La polémique n’est jamais très loin. La Revue perpendiculaire, publiée par le même éditeur, vire l’écrivain de son comité éditorial pour des raisons politiques. Déjà, Houellebecq fascine autant qu’il fait grincer des dents.
Les Particules élémentaires représente “l’histoire du monde réel depuis trente ans”
Peut-être parce qu’il sait plus que quiconque dévoiler ce qui fait mal, alors qu’on s’empresse de le cacher pour maintenir l’illusion d’une cohésion sociale, avec le “bonheur” en étendard publicitaire – cohésion et bonheur, deux illusions que Houellebecq va fracturer.
“Les Particules élémentaires est un roman ambitieux.
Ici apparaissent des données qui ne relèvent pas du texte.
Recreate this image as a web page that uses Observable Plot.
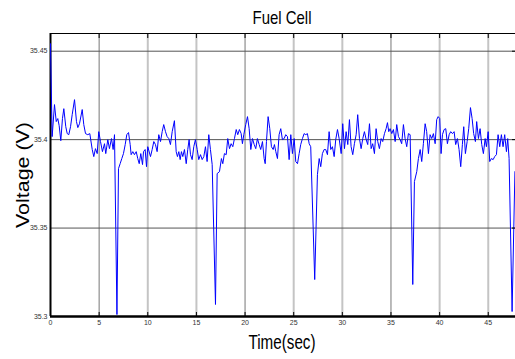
<!DOCTYPE html>
<html>
<head>
<meta charset="utf-8">
<script src="https://cdn.jsdelivr.net/npm/d3@7"></script>
<script src="https://cdn.jsdelivr.net/npm/@observablehq/plot@0.6"></script>
<style>
  html, body { margin: 0; padding: 0; background: #fff; }
</style>
</head>
<body>
<div id="chart"></div>
<script>
const title = "Fuel Cell";
const xLabel = "Time(sec)";
const yLabel = "Voltage (V)";

const xDomain = [0, 47.8];
const yDomain = [35.3, 35.46];
const xTicks = [0, 5, 10, 15, 20, 25, 30, 35, 40, 45];
const yTicks = [35.3, 35.35, 35.4, 35.45];
const yTickLabels = ["35.3", "35.35", "35.4", "35.45"];
const gridY = [35.35, 35.4, 35.45];

const time = [
  0, 0.17, 0.41, 0.59, 0.75, 0.89, 1.06, 1.23, 1.37, 1.57, 1.72, 1.88, 2.06, 2.23, 2.47, 2.67, 2.81, 2.98, 3.26, 3.42,
  3.60, 3.83, 4.04, 4.29, 4.45, 4.62, 4.80, 4.96, 5.14, 5.34, 5.55, 5.68, 5.89, 6.06, 6.27, 6.44, 6.58, 6.83, 6.99, 7.16,
  7.33, 7.50, 7.68, 7.84, 8.02, 8.19, 8.29, 8.46, 8.63, 8.81, 8.97, 9.12, 9.28, 9.46, 9.56, 9.73, 9.87, 10.0,
  10.28, 10.45, 10.62, 10.79, 10.96, 11.13, 11.31, 11.48, 11.64, 11.82, 11.99, 12.16, 12.33, 12.51, 12.74, 12.92, 13.05, 13.19, 13.33, 13.46,
  13.60, 13.77, 13.95, 14.11, 14.25, 14.39, 14.56, 14.73, 14.90, 15.08, 15.24, 15.42, 15.59, 15.76, 15.93, 16.10, 16.27, 16.44, 16.62, 16.96,
  17.13, 17.37, 17.57, 17.71, 17.88, 18.06, 18.22, 18.40, 18.57, 18.74, 18.91, 19.09, 19.25, 19.42, 19.60, 19.73, 19.87,
  20.07, 20.25, 20.42, 20.59, 20.76, 20.94, 21.10, 21.27, 21.45, 21.61, 21.79, 21.96, 22.07, 22.20, 22.37, 22.54, 22.71, 22.89, 23.02, 23.16,
  23.33, 23.50, 23.67, 23.84, 24.02, 24.18, 24.36, 24.53, 24.70, 24.87, 25.05, 25.21, 25.39, 25.56, 25.72, 25.90, 26.07, 26.24, 26.41, 26.59,
  26.75, 27.16, 27.44, 27.62, 27.78, 27.95, 28.13, 28.29, 28.47, 28.64, 28.81, 28.98, 29.16, 29.32, 29.50, 29.67, 29.88,
  30.04, 30.22, 30.39, 30.56, 30.73, 30.90, 31.07, 31.24, 31.42, 31.58, 31.76, 31.93, 32.10, 32.27, 32.45, 32.61, 32.79, 32.96, 33.12, 33.30,
  33.47, 33.64, 33.81, 33.99, 34.15, 34.33, 34.50, 34.64, 34.77, 34.91, 35.08, 35.25, 35.43, 35.59, 35.77, 35.94, 36.10, 36.28, 36.45, 36.62,
  36.79, 36.97, 37.24, 37.41, 37.65, 37.82, 38.00, 38.16, 38.33, 38.51, 38.67, 38.85, 39.02, 39.19, 39.36, 39.54, 39.70, 39.85,
  40.01, 40.15, 40.29, 40.46, 40.63, 40.80, 40.98, 41.14, 41.32, 41.49, 41.65, 41.83, 42.00, 42.17, 42.34, 42.48, 42.65, 42.83, 42.99, 43.17,
  43.34, 43.50, 43.68, 43.81, 43.99, 44.16, 44.33, 44.50, 44.68, 44.81, 44.99, 45.15, 45.32, 45.50, 45.66, 45.84, 46.01, 46.18, 46.35, 46.52,
  46.69, 46.87, 47.00, 47.14, 47.45, 47.74
];

const voltage = [
  35.4542, 35.4017, 35.4198, 35.4102, 35.4119, 35.4079, 35.3994, 35.4119, 35.4175, 35.4073, 35.4034, 35.4028, 35.4073, 35.4141, 35.4226, 35.4102, 35.4068, 35.4090, 35.4170, 35.4085,
  35.4034, 35.4028, 35.4034, 35.3944, 35.3904, 35.3949, 35.3921, 35.4045, 35.3989, 35.3932, 35.3977, 35.3921, 35.4000, 35.3949, 35.4006, 35.3944, 35.4028, 35.3011, 35.3836, 35.3864,
  35.3893, 35.3921, 35.3972, 35.4028, 35.4040, 35.3972, 35.3915, 35.3932, 35.3915, 35.3932, 35.3893, 35.3864, 35.3921, 35.3859, 35.3932, 35.3944, 35.3847, 35.3960,
  35.3904, 35.3944, 35.3989, 35.3972, 35.3932, 35.4028, 35.3989, 35.4045, 35.4085, 35.4045, 35.4017, 35.4006, 35.3972, 35.4045, 35.4107, 35.3932, 35.3904, 35.3932, 35.3887, 35.3932,
  35.3904, 35.3944, 35.3864, 35.3944, 35.4000, 35.3915, 35.3887, 35.3960, 35.4000, 35.3944, 35.3887, 35.3915, 35.3887, 35.3904, 35.3960, 35.3876, 35.4028, 35.3944, 35.3859, 35.3068,
  35.3808, 35.3819, 35.3893, 35.3864, 35.3921, 35.3915, 35.4006, 35.3949, 35.3977, 35.3960, 35.4006, 35.4057, 35.4028, 35.4057, 35.4034, 35.3977, 35.4028,
  35.4085, 35.4130, 35.4062, 35.3944, 35.4006, 35.3972, 35.3949, 35.4006, 35.3972, 35.3944, 35.3989, 35.3893, 35.3864, 35.3989, 35.4130, 35.4062, 35.3960, 35.3944, 35.3972, 35.3932,
  35.3893, 35.4028, 35.4062, 35.4000, 35.4006, 35.4028, 35.4017, 35.3887, 35.4028, 35.3921, 35.4006, 35.3876, 35.3864, 35.3921, 35.3972, 35.4006, 35.4034, 35.4028, 35.4034, 35.3977,
  35.3960, 35.3209, 35.3802, 35.3893, 35.3847, 35.3921, 35.3944, 35.3944, 35.3915, 35.4045, 35.3944, 35.3960, 35.3904, 35.4000, 35.4057, 35.4006, 35.3921,
  35.4090, 35.3949, 35.4045, 35.3972, 35.4113, 35.3960, 35.3915, 35.3977, 35.4028, 35.4141, 35.4006, 35.3949, 35.4006, 35.4045, 35.4000, 35.3972, 35.4090, 35.3949, 35.3977, 35.3921,
  35.4062, 35.3989, 35.3949, 35.4006, 35.3989, 35.4034, 35.4062, 35.4096, 35.4045, 35.4062, 35.4034, 35.4057, 35.3989, 35.4085, 35.4017, 35.4000, 35.3977, 35.4085, 35.4006, 35.3960,
  35.4034, 35.4028, 35.3181, 35.3763, 35.3819, 35.3893, 35.3944, 35.3876, 35.3977, 35.4090, 35.4045, 35.3921, 35.4028, 35.4006, 35.4034, 35.3977, 35.4113, 35.4130,
  35.4119, 35.3921, 35.4028, 35.4057, 35.4062, 35.3977, 35.4028, 35.4045, 35.4034, 35.4045, 35.3972, 35.4006, 35.3944, 35.3847, 35.3972, 35.4073, 35.3921, 35.3989, 35.4062, 35.4181,
  35.4119, 35.4034, 35.3989, 35.4102, 35.4006, 35.4062, 35.3972, 35.3921, 35.4006, 35.3960, 35.4045, 35.3876, 35.3893, 35.3887, 35.3904, 35.3915, 35.4028, 35.3960, 35.4028, 35.3960,
  35.4028, 35.3932, 35.4006, 35.3893, 35.3028, 35.3819
];

const data = time.map((t, i) => ({t, v: voltage[i]}));
const font = "'Liberation Sans', Arial, sans-serif";

const chart = Plot.plot({
  width: 515,
  height: 359,
  marginLeft: 50,
  marginRight: 0,
  marginTop: 33,
  marginBottom: 43,
  style: {fontFamily: font, fontSize: "7px", background: "#fff", color: "#000"},
  x: {domain: xDomain},
  y: {domain: yDomain},
  marks: [
    Plot.ruleX(xTicks.slice(1), {
      x: d => d,
      stroke: (d, i) => (i % 3 === 0 ? "#777" : "#c4c4c4"),
      strokeWidth: (d, i) => (i % 3 === 0 ? 1 : 2)
    }),
    Plot.ruleY(gridY, {y: d => d, stroke: "#555", strokeWidth: 1}),
    Plot.ruleY([yDomain[1]], {stroke: "#000", strokeWidth: 1}),
    Plot.ruleY([yDomain[0]], {stroke: "#000", strokeWidth: 2.5}),
    Plot.ruleX([xDomain[0]], {stroke: "#000", strokeWidth: 2}),
    Plot.line(data, {x: "t", y: "v", stroke: "#0000ff", strokeWidth: 1, clip: true}),
    Plot.axisX(xTicks, {anchor: "bottom", tickSize: -4, fill: "none", stroke: "#000"}),
    Plot.axisX(xTicks, {anchor: "top", tickSize: -4, fill: "none", stroke: "#000"}),
    Plot.axisY(yTicks, {anchor: "right", tickSize: -4, fill: "none", stroke: "#000"}),
    Plot.axisX(xTicks, {anchor: "bottom", tickSize: 0, tickPadding: 4, fill: "#333", label: null, tickFormat: d => String(d)}),
    Plot.axisY(yTicks, {anchor: "left", tickSize: 0, tickPadding: 3, fill: "#333", label: null, tickFormat: (d, i) => yTickLabels[i]})
  ]
});

const svg = d3.select(chart);
svg.append("text")
  .attr("x", 282).attr("y", 24)
  .attr("text-anchor", "middle")
  .attr("font-family", font).attr("font-size", 19)
  .attr("textLength", 59).attr("lengthAdjust", "spacingAndGlyphs")
  .attr("fill", "#000")
  .text(title);
svg.append("text")
  .attr("transform", "translate(29,175) rotate(-90)")
  .attr("text-anchor", "middle")
  .attr("font-family", font).attr("font-size", 19)
  .attr("textLength", 106).attr("lengthAdjust", "spacingAndGlyphs")
  .attr("fill", "#000")
  .text(yLabel);
svg.append("text")
  .attr("x", 282).attr("y", 349)
  .attr("text-anchor", "middle")
  .attr("font-family", font).attr("font-size", 20)
  .attr("textLength", 67).attr("lengthAdjust", "spacingAndGlyphs")
  .attr("fill", "#000")
  .text(xLabel);

document.getElementById("chart").appendChild(chart);
</script>
</body>
</html>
Il s’agit rien moins que de l’histoire du monde réel depuis trente ans, depuis le triomphe libéral-libertaire de l’après-68. Roman de génération donc, comme il s’en écrit beaucoup ces derniers temps, avec cette nuance de taille qu’il s’agirait plutôt ici d’une dégénération, de la dissolution des liens qui tenaient ensemble, pour le pire et le meilleur, les enfants d’une même société”, écrivait Pierre Lepape dans Le Monde des livres du 28 août 1998. Parmi les détracteurs de l’écrivain, il est de bon ton de l’accuser d’avoir accouché d’un roman balzacien, autant dire “réactionnaire”.
“Mon livre a un côté complètement surexcité. Mes personnages sont à fond tout le temps, c’est ce qui est différent d’avec un vrai roman réaliste où les personnages sont aussi à fond qu’ils le sont dans la vie, c’est-à-dire jamais. Ici, je suis plus proche des Possédés de Dostoïevski que de Madame Bovary de Flaubert. Les Particules est un livre expressionniste plus que réaliste”, explique Michel Houellebecq.
L’invention d’une esthétique qui donne un adjectif : “houellebecquien”
Houellebecq impose une esthétique, déjà présente dans Extension, qui va marquer notre époque – du supermarché à la boîte à partouze, métaphores d’une réification de l’être en produit par la société libérale – d’où découlera même un adjectif, “houellebecquien”, dès Les Particules élémentaires.
Une esthétique houellebecquienne qui deviendra le grand fourre-tout où ranger ce qui est glauque, triste, dépressif. Sa marque de fabrique : le mal-être de l’homme contemporain qui échoue à trouver sa place dans le monde d’aujourd’hui, surtout face au désir et à la séduction, vaste marché consumériste où s’appliquent aux êtres les règles de compétitivité du marché.
“La vie, c’est rien, on se fait chier”
“Oui, Les Particules a fixé l’esthétique houellebecquienne pour l’éternité, soupire l’écrivain. On ne peut plus revenir là-dessus. Je l’assume. ‘Tout peut arriver dans la vie et surtout rien’, c’est une bonne phrase, ça suffit à résumer une esthétique. Le gimmick pour lequel je resterai, c’est : la vie, c’est rien, on se fait chier. Ce que je ne peux pas contredire car c’est une analyse très juste : dans la vie, il ne se passe rien. Il n’y a pas de malentendu là-dessus, même si c’est une simplification. L’emblème de cette esthétique dite houellebecquienne a été la photo prise par Renaud Monfourny pour Les Inrocks, celle où je porte un sac Monoprix.”
Houellebecq, un génie nihiliste ? Peut-être. Grâce aux Particules élémentaires, il est le seul écrivain français (depuis Camus et Sartre) à devenir une star à l’étranger. Preuve d’un renouveau sans précédent (depuis longtemps) de la littérature hexagonale.